## Listed records
━━━━━━━━

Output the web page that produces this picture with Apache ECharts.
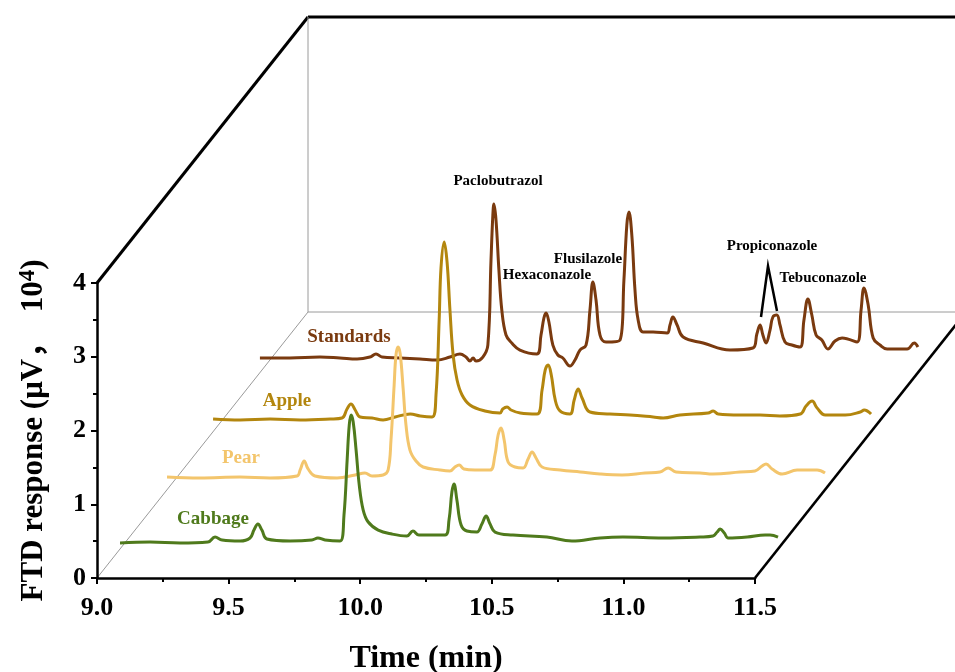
<!DOCTYPE html>
<html><head><meta charset="utf-8">
<script src="https://cdn.jsdelivr.net/npm/echarts@6/dist/echarts.min.js"></script>
<style>html,body{margin:0;padding:0;background:#fff}#c{width:955px;height:672px}</style>
</head><body><div id="c"></div>
<script>
// ---------- data (retention time in min, FTD response in 10^4 uV above each trace's own floor) ----------
const layerNames = ['Cabbage', 'Pear', 'Apple', 'Standards'];
const cabbage = [[9.000,0.034],[9.114,0.047],[9.228,0.034],[9.334,0.047],[9.361,0.115],[9.388,0.075],[9.456,0.061],[9.494,0.102],[9.509,0.210],[9.524,0.292],[9.539,0.210],[9.558,0.088],[9.646,0.061],[9.729,0.075],[9.752,0.102],[9.779,0.075],[9.836,0.061],[9.851,0.414],[9.863,1.159],[9.871,1.634],[9.878,1.769],[9.886,1.675],[9.897,1.295],[9.909,0.820],[9.924,0.481],[9.943,0.319],[9.981,0.210],[10.033,0.156],[10.090,0.129],[10.113,0.197],[10.136,0.142],[10.235,0.142],[10.250,0.346],[10.261,0.725],[10.269,0.834],[10.280,0.617],[10.296,0.278],[10.318,0.197],[10.356,0.183],[10.375,0.292],[10.391,0.400],[10.406,0.292],[10.425,0.183],[10.493,0.142],[10.622,0.115],[10.717,0.061],[10.824,0.102],[10.911,0.115],[11.063,0.102],[11.204,0.115],[11.253,0.129],[11.269,0.183],[11.280,0.224],[11.296,0.169],[11.311,0.102],[11.383,0.115],[11.451,0.142],[11.470,0.142],[11.500,0.115]];
const pear = [[9.000,0.049],[9.125,0.036],[9.277,0.049],[9.391,0.036],[9.494,0.063],[9.506,0.145],[9.521,0.267],[9.536,0.158],[9.562,0.063],[9.646,0.036],[9.715,0.077],[9.752,0.104],[9.779,0.063],[9.821,0.077],[9.840,0.145],[9.851,0.551],[9.863,1.297],[9.870,1.704],[9.878,1.812],[9.886,1.717],[9.897,1.256],[9.908,0.754],[9.923,0.415],[9.946,0.266],[9.973,0.185],[10.037,0.144],[10.075,0.131],[10.094,0.185],[10.110,0.212],[10.128,0.158],[10.170,0.144],[10.227,0.144],[10.246,0.348],[10.258,0.619],[10.269,0.714],[10.281,0.551],[10.296,0.253],[10.322,0.185],[10.353,0.172],[10.372,0.294],[10.387,0.389],[10.402,0.307],[10.425,0.185],[10.494,0.144],[10.570,0.117],[10.645,0.090],[10.729,0.077],[10.816,0.104],[10.873,0.117],[10.904,0.172],[10.934,0.117],[11.025,0.104],[11.074,0.090],[11.177,0.117],[11.234,0.131],[11.261,0.199],[11.276,0.226],[11.299,0.158],[11.337,0.090],[11.394,0.144],[11.470,0.144],[11.500,0.104]];
const apple = [[9.000,0.046],[9.103,0.033],[9.217,0.046],[9.331,0.033],[9.445,0.046],[9.490,0.060],[9.509,0.182],[9.524,0.249],[9.540,0.168],[9.559,0.073],[9.604,0.060],[9.646,0.033],[9.692,0.073],[9.749,0.114],[9.787,0.087],[9.832,0.073],[9.847,0.372],[9.859,1.389],[9.866,2.094],[9.878,2.446],[9.889,2.175],[9.900,1.524],[9.912,0.914],[9.927,0.575],[9.946,0.372],[9.976,0.236],[10.033,0.155],[10.090,0.127],[10.101,0.182],[10.117,0.209],[10.132,0.168],[10.167,0.127],[10.231,0.114],[10.250,0.439],[10.262,0.711],[10.273,0.779],[10.285,0.643],[10.300,0.304],[10.318,0.155],[10.356,0.114],[10.372,0.304],[10.387,0.453],[10.402,0.331],[10.432,0.141],[10.508,0.114],[10.584,0.100],[10.672,0.073],[10.710,0.060],[10.774,0.100],[10.881,0.127],[10.900,0.155],[10.919,0.114],[11.002,0.100],[11.078,0.100],[11.154,0.087],[11.231,0.114],[11.253,0.222],[11.276,0.290],[11.295,0.195],[11.326,0.100],[11.402,0.100],[11.459,0.141],[11.474,0.168],[11.500,0.114]];
const standards = [[9.000,0.053],[9.114,0.053],[9.228,0.066],[9.304,0.053],[9.369,0.039],[9.418,0.066],[9.441,0.107],[9.464,0.066],[9.532,0.053],[9.608,0.039],[9.673,0.026],[9.722,0.066],[9.760,0.107],[9.783,0.066],[9.798,0.012],[9.810,0.053],[9.821,0.012],[9.847,0.066],[9.866,0.229],[9.878,1.381],[9.885,1.992],[9.889,2.141],[9.897,1.924],[9.908,1.246],[9.919,0.704],[9.935,0.365],[9.957,0.256],[9.988,0.161],[10.052,0.107],[10.068,0.365],[10.079,0.595],[10.087,0.663],[10.098,0.541],[10.113,0.229],[10.132,0.094],[10.151,0.053],[10.178,-0.056],[10.197,0.026],[10.216,0.161],[10.239,0.229],[10.254,0.704],[10.265,1.083],[10.277,0.839],[10.292,0.365],[10.315,0.270],[10.368,0.297],[10.383,1.111],[10.394,1.856],[10.402,2.032],[10.413,1.720],[10.425,0.975],[10.437,0.568],[10.456,0.405],[10.494,0.405],[10.547,0.392],[10.558,0.500],[10.569,0.609],[10.585,0.500],[10.608,0.337],[10.684,0.256],[10.786,0.161],[10.873,0.188],[10.888,0.378],[10.900,0.500],[10.911,0.365],[10.923,0.256],[10.938,0.432],[10.949,0.609],[10.964,0.636],[10.976,0.500],[10.995,0.270],[11.021,0.229],[11.052,0.202],[11.067,0.568],[11.082,0.853],[11.097,0.636],[11.113,0.365],[11.135,0.297],[11.158,0.175],[11.185,0.283],[11.212,0.324],[11.269,0.270],[11.284,0.704],[11.295,1.002],[11.311,0.772],[11.330,0.324],[11.356,0.229],[11.383,0.175],[11.459,0.175],[11.486,0.256],[11.500,0.202]];
const traces = [cabbage, pear, apple, standards];
const compounds = ['Paclobutrazol', 'Hexaconazole', 'Flusilazole', 'Propiconazole', 'Tebuconazole'];
const xName = 'Time (min)';
const yName = '{a|FTD response (μV，  10}{s|4}{a|)}';

// ---------- layout / style ----------
const layerShiftTime = [0.0874, 0.266, 0.441, 0.619];   // waterfall shift along time axis
const layerShiftResp = [0.44, 1.32, 2.11, 2.93];        // waterfall shift along response axis
const colors = ['#4F7A1C', '#F3C56C', '#B3860E', '#7A3A0F'];
const FONT = '"Liberation Serif","Times New Roman",serif';
const NAME_FONT = '"Liberation Serif","Noto Sans CJK SC",serif';
const DEPTH = [211, -266];
const layerLabelPos = [[213, 519], [241, 458], [287, 401], [349, 337]];
const compoundLabelPos = [[498, 181], [547, 275], [588, 259], [772, 246], [823, 278]];
const PX_PER_MIN = 658 / 2.5;
const X_EXT = 12.2;   // hidden plotting axis extends past 11.5 so shifted traces are not cut

const chart = echarts.init(document.getElementById('c'), null, {renderer: 'canvas'});

const drawOrder = [3, 2, 1, 0];
const series = drawOrder.map(k => ({
  type: 'line', name: layerNames[k], showSymbol: false, clip: false,
  xAxisIndex: 1, yAxisIndex: 1,
  smooth: 0.4,
  lineStyle: {color: colors[k], width: 3},
  itemStyle: {color: colors[k]},
  data: traces[k].map(p => [p[0] + layerShiftTime[k], p[1] + layerShiftResp[k]])
}));

const tickFont = {fontFamily: FONT, fontWeight: 'bold', fontSize: 26, color: '#000'};
chart.setOption({
  animation: false,
  backgroundColor: '#fff',
  grid: [
    {left: 97, top: 283, width: 658, height: 295, containLabel: false, outerBoundsMode: 'none'},
    {left: 97, top: 283, width: PX_PER_MIN * (X_EXT - 9), height: 295, containLabel: false, outerBoundsMode: 'none'}
  ],
  xAxis: [{
    type: 'value', gridIndex: 0, min: 9, max: 11.5, interval: 0.5,
    name: xName, nameLocation: 'middle', nameGap: 65,
    nameTextStyle: {fontFamily: FONT, fontWeight: 'bold', fontSize: 32, color: '#000'},
    axisLine: {show: true, onZero: false, lineStyle: {color: '#000', width: 2.5}},
    axisTick: {show: true, length: 6, lineStyle: {color: '#000', width: 2}},
    minorTick: {show: true, splitNumber: 2, length: 4, lineStyle: {color: '#000', width: 2}},
    splitLine: {show: false},
    axisLabel: Object.assign({margin: 17, formatter: v => v.toFixed(1)}, tickFont)
  }, {
    type: 'value', gridIndex: 1, min: 9, max: X_EXT, show: false
  }],
  yAxis: [{
    type: 'value', gridIndex: 0, min: 0, max: 4, interval: 1,
    name: yName, nameLocation: 'middle', nameGap: 46,
    nameTextStyle: {fontFamily: NAME_FONT, fontWeight: 'bold', fontSize: 31, color: '#000',
      rich: {
        a: {fontFamily: NAME_FONT, fontWeight: 'bold', fontSize: 31, color: '#000', lineHeight: 34},
        s: {fontFamily: FONT, fontWeight: 'bold', fontSize: 23, color: '#000', verticalAlign: 'top', lineHeight: 34}
      }},
    axisLine: {show: true, onZero: false, lineStyle: {color: '#000', width: 2.5}},
    axisTick: {show: true, length: 6, lineStyle: {color: '#000', width: 2}},
    minorTick: {show: true, splitNumber: 2, length: 4, lineStyle: {color: '#000', width: 2}},
    splitLine: {show: false},
    axisLabel: Object.assign({margin: 11}, tickFont)
  }, {
    type: 'value', gridIndex: 1, min: 0, max: 4, show: false
  }],
  series: series
});

// ---------- pseudo-3D frame derived from the axes ----------
const p00 = chart.convertToPixel({gridIndex: 0}, [9, 0]);
const p01 = chart.convertToPixel({gridIndex: 0}, [9, 4]);
const p10 = chart.convertToPixel({gridIndex: 0}, [11.5, 0]);
const p11 = chart.convertToPixel({gridIndex: 0}, [11.5, 4]);
const back = p => [p[0] + DEPTH[0], p[1] + DEPTH[1]];
const seg = (a, b, color, width) => ({type: 'line', z: 0, silent: true,
  shape: {x1: a[0], y1: a[1], x2: b[0], y2: b[1]}, style: {stroke: color, lineWidth: width}});
const gray = '#9a9a9a';
const graphics = [
  seg(p01, back(p01), '#000', 3),
  seg(back(p01), back(p11), '#000', 3.2),
  seg(back(p00), back(p01), gray, 1),
  seg(back(p00), back(p10), gray, 1),
  seg(p00, back(p00), gray, 1),
  seg(p10, back(p10), '#000', 2.6)
];
layerNames.forEach((n, k) => graphics.push({type: 'text', z: 10, silent: true,
  x: layerLabelPos[k][0], y: layerLabelPos[k][1],
  style: {text: n, fill: colors[k], font: 'bold 19px ' + FONT, textAlign: 'center', textVerticalAlign: 'middle'}}));
compounds.forEach((n, k) => graphics.push({type: 'text', z: 10, silent: true,
  x: compoundLabelPos[k][0], y: compoundLabelPos[k][1],
  style: {text: n, fill: '#000', font: 'bold 15px ' + FONT, textAlign: 'center', textVerticalAlign: 'middle'}}));
graphics.push({type: 'polyline', z: 10, silent: true,
  shape: {points: [[761, 317], [768, 266], [777, 311]]}, style: {stroke: '#000', lineWidth: 2.5, fill: null}});
chart.setOption({graphic: graphics});
</script></body></html>
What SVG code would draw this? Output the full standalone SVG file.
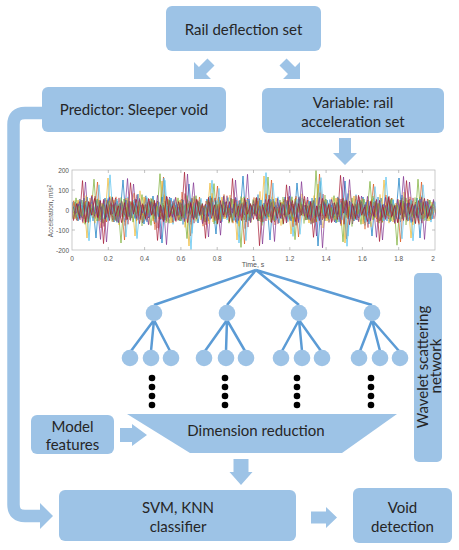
<svg xmlns="http://www.w3.org/2000/svg" width="459" height="550" viewBox="0 0 459 550">
<style>
.box{fill:#9DC3E6}
.lbl{font-family:Lato,"Liberation Sans",sans-serif;font-size:15px;fill:#262626;text-anchor:middle}
.ax{font-family:"Liberation Sans",Arial,sans-serif;font-size:6.5px;fill:#555}
.tl{stroke:#5B9BD5;stroke-width:2.5;fill:none}
.nd{fill:#9DC3E6}
.dot{fill:#000}
.sig{fill:none;stroke-width:0.9;stroke-opacity:0.75}
</style>
<defs>
<clipPath id="plotclip"><rect x="72" y="170" width="364" height="80"/></clipPath>
<path id="noise" d="M0,5 L3,-12 L6,18 L9,-8 L12,22 L15,-15 L18,9 L21,-25 L24,14 L27,-6 L30,30 L33,-18 L36,7 L39,-10 L42,20 L45,-22 L48,12 L51,-4 L54,26 L57,-14 L60,3 L63,-28 L66,16 L69,-9 L72,19 L75,-20 L78,8 L81,-13 L84,33 L87,-7 L90,15 L93,-24 L96,11 L99,-16 L102,21 L105,-5 L108,17 L111,-30 L114,6 L117,-11 L120,24 L123,-19 L126,10 L129,-8 L132,27 L135,-15 L138,4 L141,-22 L144,18 L147,-10 L150,13 L153,-26 L156,9 L159,-3 L162,22 L165,-17 L168,14 L171,-12 L174,31 L177,-9 L180,7 L183,-21 L186,16 L189,-6 L192,20 L195,-27 L198,12 L201,-14 L204,25 L207,-4 L210,10 L213,-18 L216,19 L219,-11 L222,28 L225,-23 L228,5 L231,-9 L234,17 L237,-16 L240,23 L243,-7 L246,11 L249,-29 L252,15 L255,-12 L258,21 L261,-5 L264,8 L267,-20 L270,26 L273,-14 L276,13 L279,-8 L282,18 L285,-24 L288,6 L291,-10 L294,32 L297,-17 L300,9 L303,-13 L306,20 L309,-6 L312,14 L315,-25 L318,11 L321,-9 L324,23 L327,-18 L330,7 L333,-12 L336,19 L339,-22 L342,10 L345,-4 L348,24 L351,-15 L354,12 L357,-8 L360,16 L363,-5"/>
<path id="noise2" d="M0,3 L3,-8 L6,11 L9,-5 L12,9 L15,-13 L18,6 L21,-4 L24,28 L27,-10 L30,7 L33,-12 L36,4 L39,-7 L42,12 L45,-9 L48,5 L51,-30 L54,10 L57,-6 L60,8 L63,-11 L66,3 L69,-5 L72,14 L75,-8 L78,6 L81,-14 L84,9 L87,-3 L90,33 L93,-9 L96,7 L99,-12 L102,5 L105,-6 L108,11 L111,-10 L114,4 L117,-26 L120,8 L123,-7 L126,13 L129,-5 L132,6 L135,-11 L138,9 L141,-4 L144,24 L147,-13 L150,7 L153,-8 L156,3 L159,-12 L162,10 L165,-6 L168,5 L171,-34 L174,12 L177,-9 L180,6 L183,-4 L186,11 L189,-10 L192,4 L195,-7 L198,30 L201,-11 L204,8 L207,-5 L210,9 L213,-13 L216,5 L219,-8 L222,12 L225,-27 L228,6 L231,-4 L234,10 L237,-9 L240,7 L243,-12 L246,36 L249,-6 L252,8 L255,-10 L258,4 L261,-7 L264,13 L267,-11 L270,5 L273,-29 L276,9 L279,-5 L282,11 L285,-8 L288,6 L291,-13 L294,10 L297,-4 L300,26 L303,-9 L306,7 L309,-12 L312,4 L315,-6 L318,12 L321,-10 L324,5 L327,-32 L330,9 L333,-7 L336,11 L339,-5 L342,8 L345,-12 L348,28 L351,-8 L354,6 L357,-10 L360,9 L363,-4"/>
<path id="barrow" d="M-5,-24 L5,-24 L5,-12 L12,-12 L0,0 L-12,-12 L-5,-12 Z"/>
</defs>
<rect width="459" height="550" fill="#fff"/>

<g id="rail-deflection">
<rect class="box" x="166" y="6" width="155" height="45" rx="6"/>
<text class="lbl" x="243.5" y="35">Rail deflection set</text>
</g>

<g id="predictor">
<rect class="box" x="42" y="87" width="184" height="45" rx="6"/>
<text class="lbl" x="134" y="115">Predictor: Sleeper void</text>
</g>

<g id="variable">
<rect class="box" x="262" y="88" width="182" height="45" rx="6"/>
<text class="lbl" x="353" y="108">Variable: rail</text>
<text class="lbl" x="353" y="127">acceleration set</text>
</g>

<g id="acceleration-plot">
<g clip-path="url(#plotclip)">
<use href="#noise2" class="sig" stroke="#0072BD" transform="translate(72,210)"/>
<use href="#noise2" class="sig" stroke="#D95319" transform="translate(73.5,210) scale(1,-1)"/>
<use href="#noise2" class="sig" stroke="#EDB120" transform="translate(435,210) scale(-1,1)"/>
<use href="#noise2" class="sig" stroke="#7E2F8E" transform="translate(433.5,210) scale(-1,-1)"/>
<use href="#noise2" class="sig" stroke="#77AC30" transform="translate(70,210) scale(1,-1.1)"/>
<use href="#noise2" class="sig" stroke="#4DBEEE" transform="translate(437,210) scale(-1,1.1)"/>
<use href="#noise" class="sig" stroke="#A2142F" transform="translate(74,210) scale(1,0.55)"/>
<use href="#noise" class="sig" stroke="#0072BD" transform="translate(432,210) scale(-1,-0.5)"/>
<use href="#noise" class="sig" stroke="#D95319" transform="translate(71,210) scale(1,0.6)"/>
<use href="#noise" class="sig" stroke="#EDB120" transform="translate(434,210) scale(-1,-0.6)"/>
<use href="#noise2" class="sig" stroke="#4DBEEE" transform="translate(75,210) scale(1,-0.9)"/>
<use href="#noise2" class="sig" stroke="#7E2F8E" transform="translate(76.5,210) scale(1,1.05)"/>
<use href="#noise" class="sig" stroke="#77AC30" transform="translate(436,210) scale(-1,0.5)"/>
<use href="#noise2" class="sig" stroke="#A2142F" transform="translate(430.5,210) scale(-1,-1.05)"/>
</g>
<rect x="72" y="170" width="363" height="80" fill="none" stroke="#bdbdbd" stroke-width="0.8"/>
<g stroke="#999" stroke-width="0.6">
<path d="M108.3,250v-3M144.6,250v-3M180.9,250v-3M217.2,250v-3M253.5,250v-3M289.8,250v-3M326.1,250v-3M362.4,250v-3M398.7,250v-3"/>
<path d="M108.3,170v3M144.6,170v3M180.9,170v3M217.2,170v3M253.5,170v3M289.8,170v3M326.1,170v3M362.4,170v3M398.7,170v3"/>
<path d="M72,190h3M72,210h3M72,230h3M432,190h3M432,210h3M432,230h3"/>
</g>
<g class="ax" text-anchor="end">
<text x="69" y="172.5">200</text>
<text x="69" y="192.5">100</text>
<text x="69" y="212.5">0</text>
<text x="69" y="232.5">-100</text>
<text x="69" y="252.5">-200</text>
</g>
<g class="ax" text-anchor="middle">
<text x="72" y="260.5">0</text>
<text x="108.3" y="260.5">0.2</text>
<text x="144.6" y="260.5">0.4</text>
<text x="180.9" y="260.5">0.6</text>
<text x="217.2" y="260.5">0.8</text>
<text x="253.5" y="260.5">1</text>
<text x="289.8" y="260.5">1.2</text>
<text x="326.1" y="260.5">1.4</text>
<text x="362.4" y="260.5">1.6</text>
<text x="398.7" y="260.5">1.8</text>
<text x="433" y="260.5">2</text>
<text x="253" y="267" font-size="7">Time, s</text>
</g>
<text class="ax" font-size="7" text-anchor="middle" transform="translate(53,211) rotate(-90)">Acceleration, m/s<tspan font-size="5" dy="-2.5">2</tspan></text>
</g>

<g id="wavelet-tree">
<path class="tl" d="M256,270 L154,305 M256,270 L227,305 M256,270 L299,305 M256,270 L372,305"/>
<path class="tl" d="M154,320 L131,351 M154,320 L151,351 M154,320 L170,351"/>
<path class="tl" d="M227,320 L205,351 M227,320 L226,351 M227,320 L245,351"/>
<path class="tl" d="M299,320 L282,351 M299,320 L302,351 M299,320 L321,351"/>
<path class="tl" d="M372,320 L360,351 M372,320 L380,351 M372,320 L399,351"/>
<circle class="nd" cx="154" cy="313" r="8.3"/>
<circle class="nd" cx="227" cy="313" r="8.3"/>
<circle class="nd" cx="299" cy="313" r="8.3"/>
<circle class="nd" cx="372" cy="313" r="8.3"/>
<circle class="nd" cx="130" cy="358" r="8.3"/>
<circle class="nd" cx="151" cy="358" r="8.3"/>
<circle class="nd" cx="171" cy="358" r="8.3"/>
<circle class="nd" cx="204" cy="358" r="8.3"/>
<circle class="nd" cx="226" cy="358" r="8.3"/>
<circle class="nd" cx="246" cy="358" r="8.3"/>
<circle class="nd" cx="281" cy="358" r="8.3"/>
<circle class="nd" cx="302" cy="358" r="8.3"/>
<circle class="nd" cx="322" cy="358" r="8.3"/>
<circle class="nd" cx="359" cy="358" r="8.3"/>
<circle class="nd" cx="380" cy="358" r="8.3"/>
<circle class="nd" cx="400" cy="358" r="8.3"/>
<g class="dot">
<circle cx="152" cy="378" r="3.3"/><circle cx="152" cy="387" r="3.3"/><circle cx="152" cy="396" r="3.3"/><circle cx="152" cy="405" r="3.3"/>
<circle cx="225" cy="378" r="3.3"/><circle cx="225" cy="387" r="3.3"/><circle cx="225" cy="396" r="3.3"/><circle cx="225" cy="405" r="3.3"/>
<circle cx="297" cy="378" r="3.3"/><circle cx="297" cy="387" r="3.3"/><circle cx="297" cy="396" r="3.3"/><circle cx="297" cy="405" r="3.3"/>
<circle cx="371" cy="378" r="3.3"/><circle cx="371" cy="387" r="3.3"/><circle cx="371" cy="396" r="3.3"/><circle cx="371" cy="405" r="3.3"/>
</g>
</g>

<g id="wavelet-network">
<rect class="box" x="414" y="273" width="28" height="189" rx="5"/>
<text class="lbl" font-size="14.5" transform="translate(427.5,367) rotate(-90)">Wavelet scattering</text>
<text class="lbl" font-size="14.5" transform="translate(441,366) rotate(-90)">network</text>
</g>

<g id="dimension-reduction">
<polygon class="box" points="127,414 397,414 342,453 190,453"/>
<text class="lbl" x="256" y="436">Dimension reduction</text>
</g>

<g id="model-features">
<rect class="box" x="31" y="415" width="83" height="39" rx="6"/>
<text class="lbl" x="72.5" y="431.5">Model</text>
<text class="lbl" x="72.5" y="450">features</text>
</g>

<g id="svm-knn">
<rect class="box" x="59" y="490" width="237" height="51" rx="6"/>
<text class="lbl" x="178" y="513">SVM, KNN</text>
<text class="lbl" x="178" y="532">classifier</text>
</g>

<g id="void-detection">
<rect class="box" x="353" y="488" width="99" height="55" rx="6"/>
<text class="lbl" x="402.5" y="513">Void</text>
<text class="lbl" x="402.5" y="532">detection</text>
</g>

<g id="connectors" fill="#9DC3E6">
<use href="#barrow" transform="translate(194,79) rotate(45)"/>
<use href="#barrow" transform="translate(300,79) rotate(-45)"/>
<path d="M339,138 L351,138 L351,153 L357,153 L345,165 L333,153 L339,153 Z"/>
<path d="M120,428 L132,428 L132,424 L147,435 L132,446 L132,442 L120,442 Z"/>
<path d="M233.5,459 L248.5,459 L248.5,472 L252.5,472 L241,485 L229.5,472 L233.5,472 Z"/>
<path d="M311,511.5 L326,511.5 L326,507 L337,517.5 L326,528 L326,523.5 L311,523.5 Z"/>
<path d="M42,113 L25,113 Q13.5,113 13.5,124.5 L13.5,504.5 Q13.5,516 25,516 L41,516" fill="none" stroke="#9DC3E6" stroke-width="12.5"/>
<path d="M40,503 L53,516 L40,529 Z"/>
</g>
</svg>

━━━━━━━━

## Stated task
Pick out all lines containing the string "this".

## Task result
Output the web page that produces this picture with Apache ECharts.
What SVG code would draw this? Output the full standalone SVG file.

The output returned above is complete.